## [Collected material]
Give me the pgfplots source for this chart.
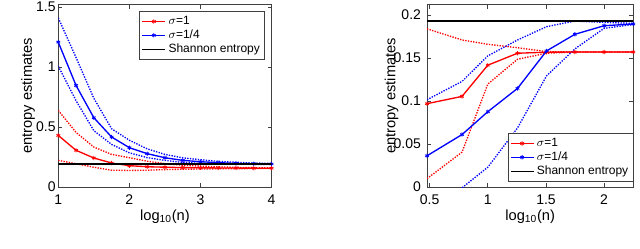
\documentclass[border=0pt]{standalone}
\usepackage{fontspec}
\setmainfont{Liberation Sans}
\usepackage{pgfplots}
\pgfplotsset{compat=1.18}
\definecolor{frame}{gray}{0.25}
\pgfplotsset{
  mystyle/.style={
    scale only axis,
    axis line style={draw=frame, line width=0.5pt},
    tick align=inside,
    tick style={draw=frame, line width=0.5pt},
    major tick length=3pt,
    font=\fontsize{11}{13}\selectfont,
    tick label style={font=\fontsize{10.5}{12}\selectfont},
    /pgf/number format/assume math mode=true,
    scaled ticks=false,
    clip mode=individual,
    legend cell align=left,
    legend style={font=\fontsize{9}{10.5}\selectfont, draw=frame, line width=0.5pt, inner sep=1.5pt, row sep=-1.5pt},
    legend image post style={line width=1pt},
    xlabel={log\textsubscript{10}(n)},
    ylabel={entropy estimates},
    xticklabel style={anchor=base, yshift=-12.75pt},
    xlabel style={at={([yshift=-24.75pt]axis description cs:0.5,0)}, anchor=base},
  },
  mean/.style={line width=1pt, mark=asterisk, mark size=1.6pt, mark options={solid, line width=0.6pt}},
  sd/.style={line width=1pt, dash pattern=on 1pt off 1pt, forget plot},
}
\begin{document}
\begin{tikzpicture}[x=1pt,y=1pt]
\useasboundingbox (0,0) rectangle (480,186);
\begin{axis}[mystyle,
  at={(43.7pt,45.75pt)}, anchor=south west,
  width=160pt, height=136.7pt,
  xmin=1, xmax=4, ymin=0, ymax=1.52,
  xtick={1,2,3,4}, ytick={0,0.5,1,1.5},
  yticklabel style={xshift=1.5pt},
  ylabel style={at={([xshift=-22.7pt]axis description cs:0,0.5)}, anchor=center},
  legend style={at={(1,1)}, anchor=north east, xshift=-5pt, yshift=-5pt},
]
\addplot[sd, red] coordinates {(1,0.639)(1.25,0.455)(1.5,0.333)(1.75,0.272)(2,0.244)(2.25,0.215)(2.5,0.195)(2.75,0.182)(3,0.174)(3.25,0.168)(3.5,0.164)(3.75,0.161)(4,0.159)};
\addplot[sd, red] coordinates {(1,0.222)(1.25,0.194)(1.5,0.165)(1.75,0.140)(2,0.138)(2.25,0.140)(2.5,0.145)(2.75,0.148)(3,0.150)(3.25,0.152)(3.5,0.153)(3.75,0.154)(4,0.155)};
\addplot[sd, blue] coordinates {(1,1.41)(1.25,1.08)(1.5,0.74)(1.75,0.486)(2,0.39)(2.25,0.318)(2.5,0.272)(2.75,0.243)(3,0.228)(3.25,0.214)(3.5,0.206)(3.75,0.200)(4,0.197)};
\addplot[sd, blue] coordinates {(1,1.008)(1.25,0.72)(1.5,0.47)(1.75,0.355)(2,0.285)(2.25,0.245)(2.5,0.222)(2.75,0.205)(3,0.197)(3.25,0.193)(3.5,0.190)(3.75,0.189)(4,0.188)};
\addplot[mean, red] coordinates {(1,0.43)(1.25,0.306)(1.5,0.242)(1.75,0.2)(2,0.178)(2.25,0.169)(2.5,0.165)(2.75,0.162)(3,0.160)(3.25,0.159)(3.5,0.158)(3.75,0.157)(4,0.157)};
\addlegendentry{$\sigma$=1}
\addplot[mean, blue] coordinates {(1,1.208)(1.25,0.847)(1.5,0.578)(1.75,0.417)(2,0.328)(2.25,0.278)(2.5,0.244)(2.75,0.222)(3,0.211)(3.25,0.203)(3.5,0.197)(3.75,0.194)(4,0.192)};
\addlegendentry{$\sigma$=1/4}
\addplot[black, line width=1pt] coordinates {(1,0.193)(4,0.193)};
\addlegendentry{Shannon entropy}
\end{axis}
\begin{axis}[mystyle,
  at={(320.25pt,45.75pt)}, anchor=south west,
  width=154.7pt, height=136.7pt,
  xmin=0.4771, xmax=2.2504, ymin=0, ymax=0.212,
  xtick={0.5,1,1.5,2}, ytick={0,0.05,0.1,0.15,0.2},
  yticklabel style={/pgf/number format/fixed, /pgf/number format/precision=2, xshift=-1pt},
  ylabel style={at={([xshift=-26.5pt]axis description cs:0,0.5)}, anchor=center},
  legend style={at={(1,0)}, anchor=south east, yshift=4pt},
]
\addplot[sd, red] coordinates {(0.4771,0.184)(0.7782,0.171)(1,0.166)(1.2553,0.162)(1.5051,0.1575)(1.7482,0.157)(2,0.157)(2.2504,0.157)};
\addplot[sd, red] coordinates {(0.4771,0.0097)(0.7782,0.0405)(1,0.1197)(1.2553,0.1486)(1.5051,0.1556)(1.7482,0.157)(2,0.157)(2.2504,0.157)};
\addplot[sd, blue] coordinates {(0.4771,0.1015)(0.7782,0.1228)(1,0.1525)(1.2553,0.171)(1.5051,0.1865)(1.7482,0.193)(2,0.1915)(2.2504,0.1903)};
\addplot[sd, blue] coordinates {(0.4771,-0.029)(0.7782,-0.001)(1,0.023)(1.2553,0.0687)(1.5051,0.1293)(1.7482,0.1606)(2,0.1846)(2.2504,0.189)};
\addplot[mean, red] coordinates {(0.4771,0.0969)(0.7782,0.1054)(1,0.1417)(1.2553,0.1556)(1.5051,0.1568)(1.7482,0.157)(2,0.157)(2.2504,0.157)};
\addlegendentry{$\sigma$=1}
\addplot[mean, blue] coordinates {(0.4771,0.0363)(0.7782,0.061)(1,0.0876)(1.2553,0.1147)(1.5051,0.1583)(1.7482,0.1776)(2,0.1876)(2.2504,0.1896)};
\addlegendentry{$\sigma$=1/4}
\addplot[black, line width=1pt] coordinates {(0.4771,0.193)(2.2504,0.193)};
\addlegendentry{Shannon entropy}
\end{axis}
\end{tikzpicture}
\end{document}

## [Challenge]
Leave out the pictures and give the listing above again exactly.

## [The response]
Give me the pgfplots source for this chart.
\documentclass[border=0pt]{standalone}
\usepackage{fontspec}
\setmainfont{Liberation Sans}
\usepackage{pgfplots}
\pgfplotsset{compat=1.18}
\definecolor{frame}{gray}{0.25}
\pgfplotsset{
  mystyle/.style={
    scale only axis,
    axis line style={draw=frame, line width=0.5pt},
    tick align=inside,
    tick style={draw=frame, line width=0.5pt},
    major tick length=3pt,
    font=\fontsize{11}{13}\selectfont,
    tick label style={font=\fontsize{10.5}{12}\selectfont},
    /pgf/number format/assume math mode=true,
    scaled ticks=false,
    clip mode=individual,
    legend cell align=left,
    legend style={font=\fontsize{9}{10.5}\selectfont, draw=frame, line width=0.5pt, inner sep=1.5pt, row sep=-1.5pt},
    legend image post style={line width=1pt},
    xlabel={log\textsubscript{10}(n)},
    ylabel={entropy estimates},
    xticklabel style={anchor=base, yshift=-12.75pt},
    xlabel style={at={([yshift=-24.75pt]axis description cs:0.5,0)}, anchor=base},
  },
  mean/.style={line width=1pt, mark=asterisk, mark size=1.6pt, mark options={solid, line width=0.6pt}},
  sd/.style={line width=1pt, dash pattern=on 1pt off 1pt, forget plot},
}
\begin{document}
\begin{tikzpicture}[x=1pt,y=1pt]
\useasboundingbox (0,0) rectangle (480,186);
\begin{axis}[mystyle,
  at={(43.7pt,45.75pt)}, anchor=south west,
  width=160pt, height=136.7pt,
  xmin=1, xmax=4, ymin=0, ymax=1.52,
  xtick={1,2,3,4}, ytick={0,0.5,1,1.5},
  yticklabel style={xshift=1.5pt},
  ylabel style={at={([xshift=-22.7pt]axis description cs:0,0.5)}, anchor=center},
  legend style={at={(1,1)}, anchor=north east, xshift=-5pt, yshift=-5pt},
]
\addplot[sd, red] coordinates {(1,0.639)(1.25,0.455)(1.5,0.333)(1.75,0.272)(2,0.244)(2.25,0.215)(2.5,0.195)(2.75,0.182)(3,0.174)(3.25,0.168)(3.5,0.164)(3.75,0.161)(4,0.159)};
\addplot[sd, red] coordinates {(1,0.222)(1.25,0.194)(1.5,0.165)(1.75,0.140)(2,0.138)(2.25,0.140)(2.5,0.145)(2.75,0.148)(3,0.150)(3.25,0.152)(3.5,0.153)(3.75,0.154)(4,0.155)};
\addplot[sd, blue] coordinates {(1,1.41)(1.25,1.08)(1.5,0.74)(1.75,0.486)(2,0.39)(2.25,0.318)(2.5,0.272)(2.75,0.243)(3,0.228)(3.25,0.214)(3.5,0.206)(3.75,0.200)(4,0.197)};
\addplot[sd, blue] coordinates {(1,1.008)(1.25,0.72)(1.5,0.47)(1.75,0.355)(2,0.285)(2.25,0.245)(2.5,0.222)(2.75,0.205)(3,0.197)(3.25,0.193)(3.5,0.190)(3.75,0.189)(4,0.188)};
\addplot[mean, red] coordinates {(1,0.43)(1.25,0.306)(1.5,0.242)(1.75,0.2)(2,0.178)(2.25,0.169)(2.5,0.165)(2.75,0.162)(3,0.160)(3.25,0.159)(3.5,0.158)(3.75,0.157)(4,0.157)};
\addlegendentry{$\sigma$=1}
\addplot[mean, blue] coordinates {(1,1.208)(1.25,0.847)(1.5,0.578)(1.75,0.417)(2,0.328)(2.25,0.278)(2.5,0.244)(2.75,0.222)(3,0.211)(3.25,0.203)(3.5,0.197)(3.75,0.194)(4,0.192)};
\addlegendentry{$\sigma$=1/4}
\addplot[black, line width=1pt] coordinates {(1,0.193)(4,0.193)};
\addlegendentry{Shannon entropy}
\end{axis}
\begin{axis}[mystyle,
  at={(320.25pt,45.75pt)}, anchor=south west,
  width=154.7pt, height=136.7pt,
  xmin=0.4771, xmax=2.2504, ymin=0, ymax=0.212,
  xtick={0.5,1,1.5,2}, ytick={0,0.05,0.1,0.15,0.2},
  yticklabel style={/pgf/number format/fixed, /pgf/number format/precision=2, xshift=-1pt},
  ylabel style={at={([xshift=-26.5pt]axis description cs:0,0.5)}, anchor=center},
  legend style={at={(1,0)}, anchor=south east, yshift=4pt},
]
\addplot[sd, red] coordinates {(0.4771,0.184)(0.7782,0.171)(1,0.166)(1.2553,0.162)(1.5051,0.1575)(1.7482,0.157)(2,0.157)(2.2504,0.157)};
\addplot[sd, red] coordinates {(0.4771,0.0097)(0.7782,0.0405)(1,0.1197)(1.2553,0.1486)(1.5051,0.1556)(1.7482,0.157)(2,0.157)(2.2504,0.157)};
\addplot[sd, blue] coordinates {(0.4771,0.1015)(0.7782,0.1228)(1,0.1525)(1.2553,0.171)(1.5051,0.1865)(1.7482,0.193)(2,0.1915)(2.2504,0.1903)};
\addplot[sd, blue] coordinates {(0.4771,-0.029)(0.7782,-0.001)(1,0.023)(1.2553,0.0687)(1.5051,0.1293)(1.7482,0.1606)(2,0.1846)(2.2504,0.189)};
\addplot[mean, red] coordinates {(0.4771,0.0969)(0.7782,0.1054)(1,0.1417)(1.2553,0.1556)(1.5051,0.1568)(1.7482,0.157)(2,0.157)(2.2504,0.157)};
\addlegendentry{$\sigma$=1}
\addplot[mean, blue] coordinates {(0.4771,0.0363)(0.7782,0.061)(1,0.0876)(1.2553,0.1147)(1.5051,0.1583)(1.7482,0.1776)(2,0.1876)(2.2504,0.1896)};
\addlegendentry{$\sigma$=1/4}
\addplot[black, line width=1pt] coordinates {(0.4771,0.193)(2.2504,0.193)};
\addlegendentry{Shannon entropy}
\end{axis}
\end{tikzpicture}
\end{document}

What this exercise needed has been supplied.